Here's another truth. You have only one mind to work with--yours. Every emotion, every action, every snippet of dialogue is filtered through one set of experiences--yours. Why not use that consciously to create characters that resonate?
During a recent online class discussion on developing characters, I remembered this exercise:
1. Take a sheet of paper. Write down three characteristics of someone you think of as heroic.
2. Now write down their opposites. So you will have 3 strengths, heroic qualities if you will, and 3 weaknesses.
3. Now take one of those weaknesses and give them to your protagonist. Is any of those weaknesses yours? That's the one to use. Then you will have its opposite to shoot for as the emotional space into which she can grow to.
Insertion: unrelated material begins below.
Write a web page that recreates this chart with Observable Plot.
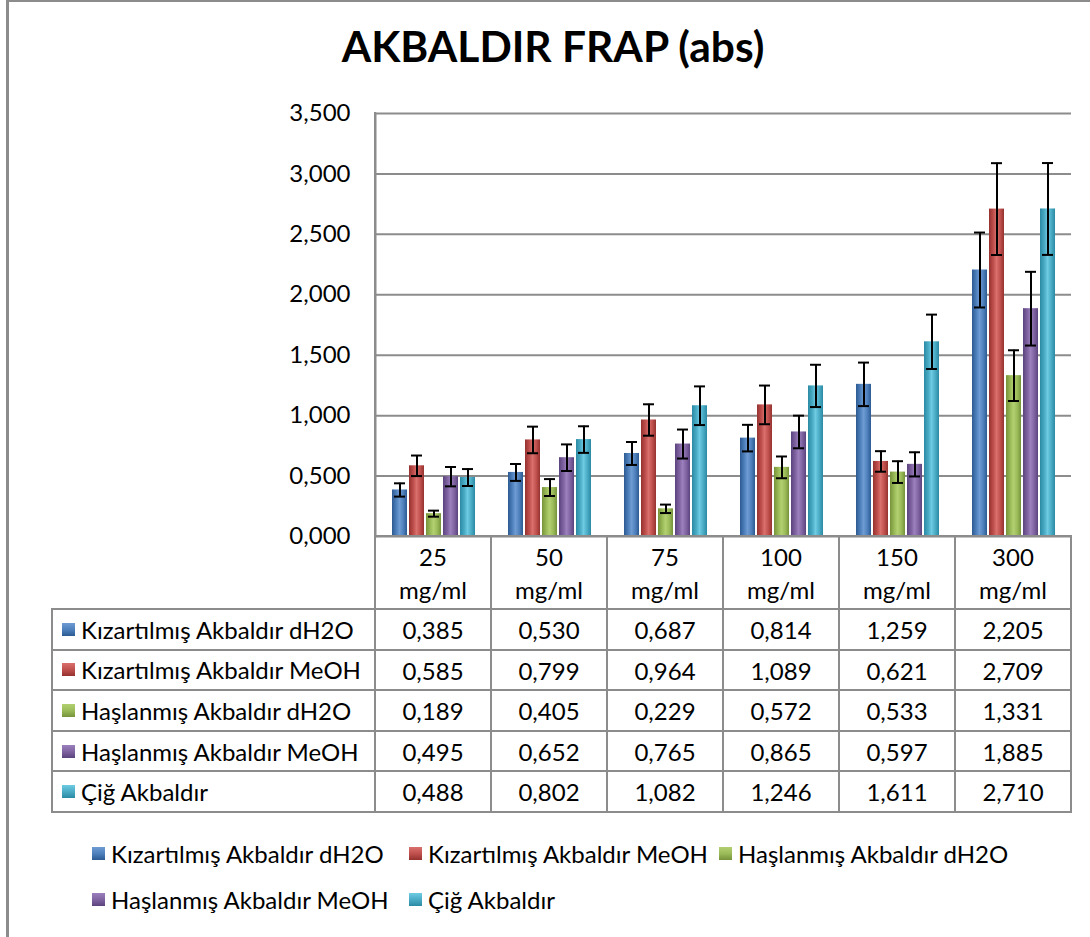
<!DOCTYPE html>
<html><head><meta charset="utf-8">
<script src="https://cdn.jsdelivr.net/npm/d3@7"></script>
<script src="https://cdn.jsdelivr.net/npm/@observablehq/plot@0.6"></script>
<style>
body{margin:0;background:#fff;}
#chart{position:relative;width:1090px;height:937px;overflow:hidden;font-family:Lato,'Open Sans',sans-serif;color:#000;background:#fff;}
#border{position:absolute;left:6px;top:-1px;width:1200px;height:1000px;border:3px solid #8c8c8c;box-sizing:border-box;}
#title{position:absolute;left:0;width:1106px;top:25px;text-align:center;font-weight:700;font-size:42.5px;line-height:1;}
#plotwrap{position:absolute;left:0;top:88px;}
.hl{position:absolute;height:2px;background:#8c8c8c;}
.vl{position:absolute;width:2px;background:#8c8c8c;}
.cell{position:absolute;text-align:center;font-size:24px;line-height:33px;}
.rowlab{position:absolute;font-size:24px;display:flex;align-items:center;white-space:nowrap;}
.mk{display:inline-block;width:13px;height:13px;margin-right:6px;flex:none;}
#legend{position:absolute;left:92px;top:839px;width:980px;display:grid;grid-template-columns:317px 310px auto;row-gap:18px;font-size:24px;}
#legend .it{display:flex;align-items:center;white-space:nowrap;height:28px;}
</style></head>
<body>
<svg width="0" height="0" style="position:absolute">
  <defs id="defs"></defs>
</svg>
<div id="chart">
  <div id="border"></div>
  <div id="title">AKBALDIR FRAP (abs)</div>
  <div id="plotwrap"></div>
  <div id="table"></div>
  <div id="legend"></div>
</div>
<script>
// ---- data ----
const categories = ["25 mg/ml", "50 mg/ml", "75 mg/ml", "100 mg/ml", "150 mg/ml", "300 mg/ml"];
const seriesNames = ["Kızartılmış Akbaldır dH2O", "Kızartılmış Akbaldır MeOH", "Haşlanmış Akbaldır dH2O", "Haşlanmış Akbaldır MeOH", "Çiğ Akbaldır"];
const kizartilmisDH2O = [0.385, 0.530, 0.687, 0.814, 1.259, 2.205];
const kizartilmisMeOH = [0.585, 0.799, 0.964, 1.089, 0.621, 2.709];
const haslanmisDH2O   = [0.189, 0.405, 0.229, 0.572, 0.533, 1.331];
const haslanmisMeOH   = [0.495, 0.652, 0.765, 0.865, 0.597, 1.885];
const cigAkbaldir     = [0.488, 0.802, 1.082, 1.246, 1.611, 2.710];
// error bar half-lengths
const errKizartilmisDH2O = [0.055, 0.070, 0.095, 0.110, 0.180, 0.310];
const errKizartilmisMeOH = [0.085, 0.110, 0.130, 0.160, 0.085, 0.380];
const errHaslanmisDH2O   = [0.025, 0.070, 0.035, 0.090, 0.090, 0.210];
const errHaslanmisMeOH   = [0.080, 0.110, 0.120, 0.135, 0.100, 0.305];
const errCigAkbaldir     = [0.070, 0.110, 0.160, 0.175, 0.225, 0.380];
const yTicks = [0, 0.5, 1, 1.5, 2, 2.5, 3, 3.5];
const colors = ["#4F81BD", "#C0504D", "#9BBB59", "#8064A2", "#4BACC6"];
const darks  = ["#2c5a92", "#94322f", "#76933a", "#5b437d", "#2b8aa3"];
const lights = ["#6f9bd3", "#d9706d", "#b3d070", "#9b80bd", "#6ecbe2"];

const seriesValues = [kizartilmisDH2O, kizartilmisMeOH, haslanmisDH2O, haslanmisMeOH, cigAkbaldir];
const seriesErrors = [errKizartilmisDH2O, errKizartilmisMeOH, errHaslanmisDH2O, errHaslanmisMeOH, errCigAkbaldir];

const fmt = v => d3.format(",.3f")(v).replace(".", ",");

// gradients
const defs = document.getElementById("defs");
colors.forEach((c, j) => {
  defs.insertAdjacentHTML("beforeend",
    `<linearGradient id="grad${j}" x1="0" x2="1" y1="0" y2="0">
      <stop offset="0" stop-color="${darks[j]}"/>
      <stop offset="0.3" stop-color="${c}"/>
      <stop offset="0.5" stop-color="${lights[j]}"/>
      <stop offset="0.75" stop-color="${c}"/>
      <stop offset="1" stop-color="${darks[j]}"/>
    </linearGradient>`);
});

const rows = [];
categories.forEach((cat, i) => seriesNames.forEach((s, j) => {
  rows.push({cat, series: s, value: seriesValues[j][i], err: seriesErrors[j][i]});
}));

const SVG_TOP = 88;
const plot = Plot.plot({
  width: 1090, height: 450,
  marginLeft: 374, marginRight: 18, marginTop: 25, marginBottom: 2,
  style: {fontFamily: "Lato, 'Open Sans', sans-serif", fontSize: "24px", background: "transparent", color: "#000", overflow: "visible"},
  fx: {domain: categories, padding: 0, axis: null},
  x: {domain: seriesNames, paddingInner: 0.12, paddingOuter: 0.85, axis: null},
  y: {domain: [0, 3.5]},
  marks: [
    Plot.gridY(yTicks, {stroke: "#8c8c8c", strokeOpacity: 1, strokeWidth: 2}),
    Plot.axisY(yTicks, {tickSize: 0, tickPadding: 25, tickFormat: fmt, fontSize: 24, label: null}),
    Plot.frame({anchor: "left", facetAnchor: "left", stroke: "#8c8c8c", strokeWidth: 2}),
    ...seriesNames.map((s, j) => Plot.barY(rows.filter(r => r.series === s), {fx: "cat", x: "series", y: "value", fill: `url(#grad${j})`})),
    Plot.ruleX(rows, {fx: "cat", x: "series", y1: d => d.value - d.err, y2: d => d.value + d.err, stroke: "#000", strokeWidth: 2}),
    Plot.tickY(rows, {fx: "cat", x: "series", y: d => d.value + d.err, stroke: "#000", strokeWidth: 2, inset: 2}),
    Plot.tickY(rows, {fx: "cat", x: "series", y: d => d.value - d.err, stroke: "#000", strokeWidth: 2, inset: 2})
  ]
});
document.getElementById("plotwrap").appendChild(plot);

// ---- data table below the plot, aligned with the fx scale ----
const fx = plot.scale("fx");
const yS = plot.scale("y");
const table = document.getElementById("table");
const bw = fx.bandwidth;
const colLeft = categories.map(c => fx.apply(c));
const plotLeft = colLeft[0];
const plotRight = colLeft[colLeft.length - 1] + bw;
const y0 = SVG_TOP + yS.apply(0);
const yTop = SVG_TOP + yS.apply(3.5);
const headerH = 73, rowH = 40.6, tableLeft = 52;
const rowTops = seriesNames.map((s, j) => y0 + headerH + j * rowH);
const tableBottom = y0 + headerH + seriesNames.length * rowH;
let html = "";
html += `<div class="hl" style="left:${plotLeft-1}px;top:${y0-1}px;width:${plotRight-plotLeft+2}px"></div>`;
for (let k = 0; k <= seriesNames.length; k++) {
  const y = y0 + headerH + k * rowH;
  html += `<div class="hl" style="left:${tableLeft-1}px;top:${y-1}px;width:${plotRight-tableLeft+2}px"></div>`;
}
html += `<div class="vl" style="left:${tableLeft-1}px;top:${y0+headerH-1}px;height:${tableBottom-y0-headerH+2}px"></div>`;
html += `<div class="vl" style="left:${plotLeft-1}px;top:${yTop-1}px;height:${tableBottom-yTop+2}px"></div>`;
categories.forEach((c, i) => {
  html += `<div class="vl" style="left:${colLeft[i]+bw-1}px;top:${y0-1}px;height:${tableBottom-y0+2}px"></div>`;
});
categories.forEach((c, i) => {
  const parts = c.split(" ");
  html += `<div class="cell" style="left:${colLeft[i]}px;width:${bw}px;top:${y0+4}px">${parts[0]}<br>${parts[1]}</div>`;
});
seriesNames.forEach((s, j) => {
  html += `<div class="rowlab" style="left:${tableLeft+10}px;top:${rowTops[j]}px;height:${rowH}px"><span class="mk" style="background:linear-gradient(${lights[j]},${colors[j]} 50%,${darks[j]})"></span>${s}</div>`;
  categories.forEach((c, i) => {
    html += `<div class="cell" style="left:${colLeft[i]}px;width:${bw}px;top:${rowTops[j]+4}px">${fmt(seriesValues[j][i])}</div>`;
  });
});
table.innerHTML = html;

document.getElementById("legend").innerHTML = seriesNames.map((s, j) =>
  `<div class="it"><span class="mk" style="background:linear-gradient(${lights[j]},${colors[j]} 50%,${darks[j]})"></span>${s}</div>`).join("");
</script>
</body></html>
Writing fully rounded characters who also happen to be children or teenagers calls for us to channel our inner youth in a way that no other kind of writing does. We have to be close enough to childhood wants, desires, traumas, fears to give them to our young characters. But the operative word here is "give." You can't let real truth stand in the way of emotional truth. You can't hang onto the people or places who inspired your story.
And then there's another truth. The language you have at your command is not an eight-year-old's. It can't be. No 8 year old would read a story, if it were simply a transcription of reality. So you have to cultivate voices that are believable, but fictional. Experience, age, and an expanded vocabulary all give you story insights beyond that of your character. Use them as tools for building sympathy and empathy. Sometimes, reality is overrated. It's why we have fiction.